Involvement of nucleic acids in experimental and pathological aortic valve calcification

Calcification onset in aortic valves has been largely debated, being increasingly relevant the pro-calcific role of cell-membrane-derived acidic phospholipids as part of the so called “calcium-phospholipid-phosphate complexes” [1]. Our previous studies on in vivo experimentally and pathologically calcified aortic valve leaflets as well as aortic valve interstitial cell (AVIC) pro-calcific cultures strengthened the cell-mediated triggering of valve calcification. Indeed, the degenerative process was found to depend on overall cytomembrane dissolution with lipid release and appearance of a phthalocyanine-positive acidic material (PPM) stuffing cell cytoplasm, followed by its spreading towards cell edges with formation of peripheral layers (PPLs) acting as major hydroxyapatite (HA) nucleators [2-4]. Here, additional involvement of anionic nucleic acids in valve mineralization has been investigated. Ultrastructural analyses of mineralizing cultured AVICs as well as those populating in vivo calcified valve leaflets showed ribosome detachment from degenerating rough endoplasmic reticulum cisternae and their embedding within both intracellular PPM and forming peripheral PPLs. Using antibodies against ribosomal RNA (rRNA), immunohistochemical analyses actually showed positivity at level of PPM/PPL material characterizing mineralized AVICs and cell-derived vesicular byproducts. Moreover, immunogold labelling reactions revealed gold particles to decorate PPM/PPLs, supporting the evidence that rRNA derived from ribosome degeneration contributes to the formation of such pro-calcific acidic material.
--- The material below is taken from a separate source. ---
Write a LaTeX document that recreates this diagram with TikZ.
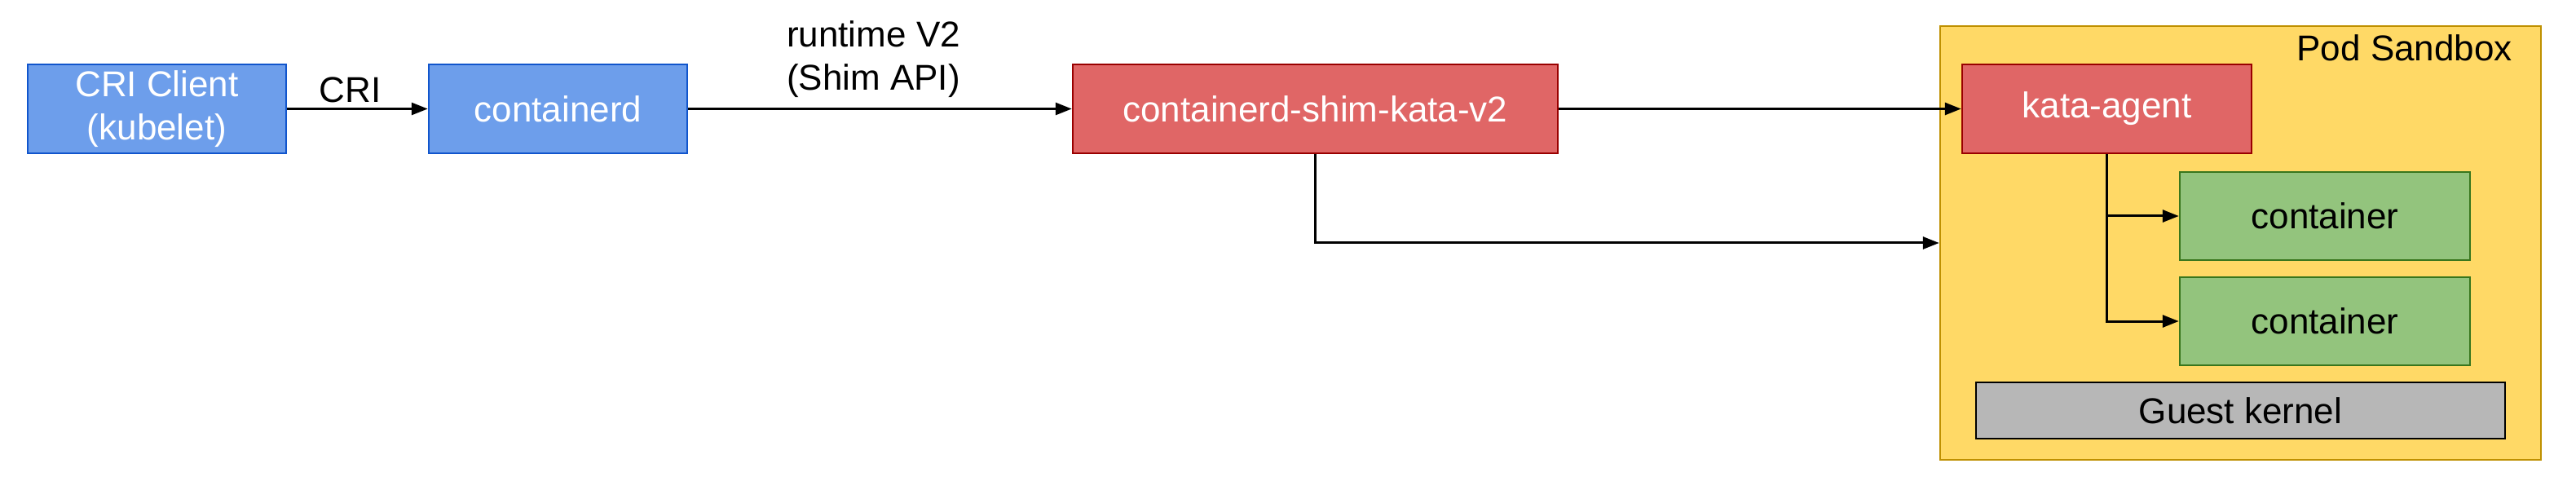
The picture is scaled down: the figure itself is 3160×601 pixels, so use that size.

Interestingly, nuclear DNA resulted as an additional HA nucleational site in mineralizing AVICs, as revealed by silver particle deposition onto nuclear chromatin after post-embedding von Kossa reactions for selective calcium-binding site visualization. In conclusion, the present results indicate that nucleic acids may contribute to AVIC mineralization both in vivo and in vitro, with their acidic nature promoting PPM/PPL capacity of HA nucleation. The obtained results are also consistent with previous finding that complete removal of nucleic acids during decellularization of native heart valves is of paramount importance to attain durable, calcification-free valve biosubstitutes [5].